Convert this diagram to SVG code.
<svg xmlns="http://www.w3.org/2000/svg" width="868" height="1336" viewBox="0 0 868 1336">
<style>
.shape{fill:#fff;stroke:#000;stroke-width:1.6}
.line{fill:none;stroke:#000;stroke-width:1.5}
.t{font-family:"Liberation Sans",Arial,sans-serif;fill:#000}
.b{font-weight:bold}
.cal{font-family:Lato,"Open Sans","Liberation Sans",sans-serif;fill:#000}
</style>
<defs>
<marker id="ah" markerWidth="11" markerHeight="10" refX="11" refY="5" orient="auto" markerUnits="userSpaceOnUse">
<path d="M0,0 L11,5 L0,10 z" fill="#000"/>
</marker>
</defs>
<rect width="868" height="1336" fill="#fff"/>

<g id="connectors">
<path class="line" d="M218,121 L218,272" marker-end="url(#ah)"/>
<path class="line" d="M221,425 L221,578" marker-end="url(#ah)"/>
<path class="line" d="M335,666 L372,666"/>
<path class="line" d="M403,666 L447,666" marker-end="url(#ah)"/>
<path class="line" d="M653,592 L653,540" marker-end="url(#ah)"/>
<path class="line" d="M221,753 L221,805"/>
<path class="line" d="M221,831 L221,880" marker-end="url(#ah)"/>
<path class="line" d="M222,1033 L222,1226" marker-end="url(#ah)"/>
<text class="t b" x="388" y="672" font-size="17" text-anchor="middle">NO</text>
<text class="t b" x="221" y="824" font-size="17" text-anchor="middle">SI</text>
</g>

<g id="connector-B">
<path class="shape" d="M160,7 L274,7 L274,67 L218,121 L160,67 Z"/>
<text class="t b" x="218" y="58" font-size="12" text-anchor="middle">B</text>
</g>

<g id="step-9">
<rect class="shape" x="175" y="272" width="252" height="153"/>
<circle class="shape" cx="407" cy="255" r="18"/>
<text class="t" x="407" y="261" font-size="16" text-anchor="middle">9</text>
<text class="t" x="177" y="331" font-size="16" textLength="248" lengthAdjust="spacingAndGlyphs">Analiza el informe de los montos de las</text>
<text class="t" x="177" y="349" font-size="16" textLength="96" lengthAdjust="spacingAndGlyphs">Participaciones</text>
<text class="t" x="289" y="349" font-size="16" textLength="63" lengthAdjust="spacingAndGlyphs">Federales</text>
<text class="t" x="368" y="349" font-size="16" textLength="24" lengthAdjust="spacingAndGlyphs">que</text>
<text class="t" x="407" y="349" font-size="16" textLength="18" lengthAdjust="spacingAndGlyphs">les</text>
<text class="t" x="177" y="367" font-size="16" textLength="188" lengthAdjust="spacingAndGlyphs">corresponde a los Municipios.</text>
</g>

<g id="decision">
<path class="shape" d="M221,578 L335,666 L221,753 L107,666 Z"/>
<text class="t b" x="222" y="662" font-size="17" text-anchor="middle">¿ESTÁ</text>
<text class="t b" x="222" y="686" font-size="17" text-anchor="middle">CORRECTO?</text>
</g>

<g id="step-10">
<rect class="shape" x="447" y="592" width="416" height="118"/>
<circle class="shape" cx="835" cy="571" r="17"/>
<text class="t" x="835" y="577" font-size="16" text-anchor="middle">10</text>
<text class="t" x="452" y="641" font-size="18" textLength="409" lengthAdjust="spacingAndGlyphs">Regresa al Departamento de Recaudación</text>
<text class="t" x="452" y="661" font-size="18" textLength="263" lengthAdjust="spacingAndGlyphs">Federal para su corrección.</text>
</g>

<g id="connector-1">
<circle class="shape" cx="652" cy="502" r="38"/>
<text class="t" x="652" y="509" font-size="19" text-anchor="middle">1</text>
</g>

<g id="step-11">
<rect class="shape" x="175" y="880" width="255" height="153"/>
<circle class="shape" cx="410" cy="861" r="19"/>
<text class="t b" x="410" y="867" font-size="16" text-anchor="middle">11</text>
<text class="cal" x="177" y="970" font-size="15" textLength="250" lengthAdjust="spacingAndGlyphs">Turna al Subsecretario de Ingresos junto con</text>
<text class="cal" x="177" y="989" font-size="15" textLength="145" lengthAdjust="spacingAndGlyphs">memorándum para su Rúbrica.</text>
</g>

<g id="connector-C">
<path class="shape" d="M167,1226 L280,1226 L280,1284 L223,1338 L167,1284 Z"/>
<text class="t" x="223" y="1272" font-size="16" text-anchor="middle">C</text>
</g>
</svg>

◇ ◇ ◇

▶ _STATED PROBLEM_: Take the listing above and set it down exactly.

▶ _OUTPUT BELOW_:
Convert this diagram to SVG code.
<svg xmlns="http://www.w3.org/2000/svg" width="868" height="1336" viewBox="0 0 868 1336">
<style>
.shape{fill:#fff;stroke:#000;stroke-width:1.6}
.line{fill:none;stroke:#000;stroke-width:1.5}
.t{font-family:"Liberation Sans",Arial,sans-serif;fill:#000}
.b{font-weight:bold}
.cal{font-family:Lato,"Open Sans","Liberation Sans",sans-serif;fill:#000}
</style>
<defs>
<marker id="ah" markerWidth="11" markerHeight="10" refX="11" refY="5" orient="auto" markerUnits="userSpaceOnUse">
<path d="M0,0 L11,5 L0,10 z" fill="#000"/>
</marker>
</defs>
<rect width="868" height="1336" fill="#fff"/>

<g id="connectors">
<path class="line" d="M218,121 L218,272" marker-end="url(#ah)"/>
<path class="line" d="M221,425 L221,578" marker-end="url(#ah)"/>
<path class="line" d="M335,666 L372,666"/>
<path class="line" d="M403,666 L447,666" marker-end="url(#ah)"/>
<path class="line" d="M653,592 L653,540" marker-end="url(#ah)"/>
<path class="line" d="M221,753 L221,805"/>
<path class="line" d="M221,831 L221,880" marker-end="url(#ah)"/>
<path class="line" d="M222,1033 L222,1226" marker-end="url(#ah)"/>
<text class="t b" x="388" y="672" font-size="17" text-anchor="middle">NO</text>
<text class="t b" x="221" y="824" font-size="17" text-anchor="middle">SI</text>
</g>

<g id="connector-B">
<path class="shape" d="M160,7 L274,7 L274,67 L218,121 L160,67 Z"/>
<text class="t b" x="218" y="58" font-size="12" text-anchor="middle">B</text>
</g>

<g id="step-9">
<rect class="shape" x="175" y="272" width="252" height="153"/>
<circle class="shape" cx="407" cy="255" r="18"/>
<text class="t" x="407" y="261" font-size="16" text-anchor="middle">9</text>
<text class="t" x="177" y="331" font-size="16" textLength="248" lengthAdjust="spacingAndGlyphs">Analiza el informe de los montos de las</text>
<text class="t" x="177" y="349" font-size="16" textLength="96" lengthAdjust="spacingAndGlyphs">Participaciones</text>
<text class="t" x="289" y="349" font-size="16" textLength="63" lengthAdjust="spacingAndGlyphs">Federales</text>
<text class="t" x="368" y="349" font-size="16" textLength="24" lengthAdjust="spacingAndGlyphs">que</text>
<text class="t" x="407" y="349" font-size="16" textLength="18" lengthAdjust="spacingAndGlyphs">les</text>
<text class="t" x="177" y="367" font-size="16" textLength="188" lengthAdjust="spacingAndGlyphs">corresponde a los Municipios.</text>
</g>

<g id="decision">
<path class="shape" d="M221,578 L335,666 L221,753 L107,666 Z"/>
<text class="t b" x="222" y="662" font-size="17" text-anchor="middle">¿ESTÁ</text>
<text class="t b" x="222" y="686" font-size="17" text-anchor="middle">CORRECTO?</text>
</g>

<g id="step-10">
<rect class="shape" x="447" y="592" width="416" height="118"/>
<circle class="shape" cx="835" cy="571" r="17"/>
<text class="t" x="835" y="577" font-size="16" text-anchor="middle">10</text>
<text class="t" x="452" y="641" font-size="18" textLength="409" lengthAdjust="spacingAndGlyphs">Regresa al Departamento de Recaudación</text>
<text class="t" x="452" y="661" font-size="18" textLength="263" lengthAdjust="spacingAndGlyphs">Federal para su corrección.</text>
</g>

<g id="connector-1">
<circle class="shape" cx="652" cy="502" r="38"/>
<text class="t" x="652" y="509" font-size="19" text-anchor="middle">1</text>
</g>

<g id="step-11">
<rect class="shape" x="175" y="880" width="255" height="153"/>
<circle class="shape" cx="410" cy="861" r="19"/>
<text class="t b" x="410" y="867" font-size="16" text-anchor="middle">11</text>
<text class="cal" x="177" y="970" font-size="15" textLength="250" lengthAdjust="spacingAndGlyphs">Turna al Subsecretario de Ingresos junto con</text>
<text class="cal" x="177" y="989" font-size="15" textLength="145" lengthAdjust="spacingAndGlyphs">memorándum para su Rúbrica.</text>
</g>

<g id="connector-C">
<path class="shape" d="M167,1226 L280,1226 L280,1284 L223,1338 L167,1284 Z"/>
<text class="t" x="223" y="1272" font-size="16" text-anchor="middle">C</text>
</g>
</svg>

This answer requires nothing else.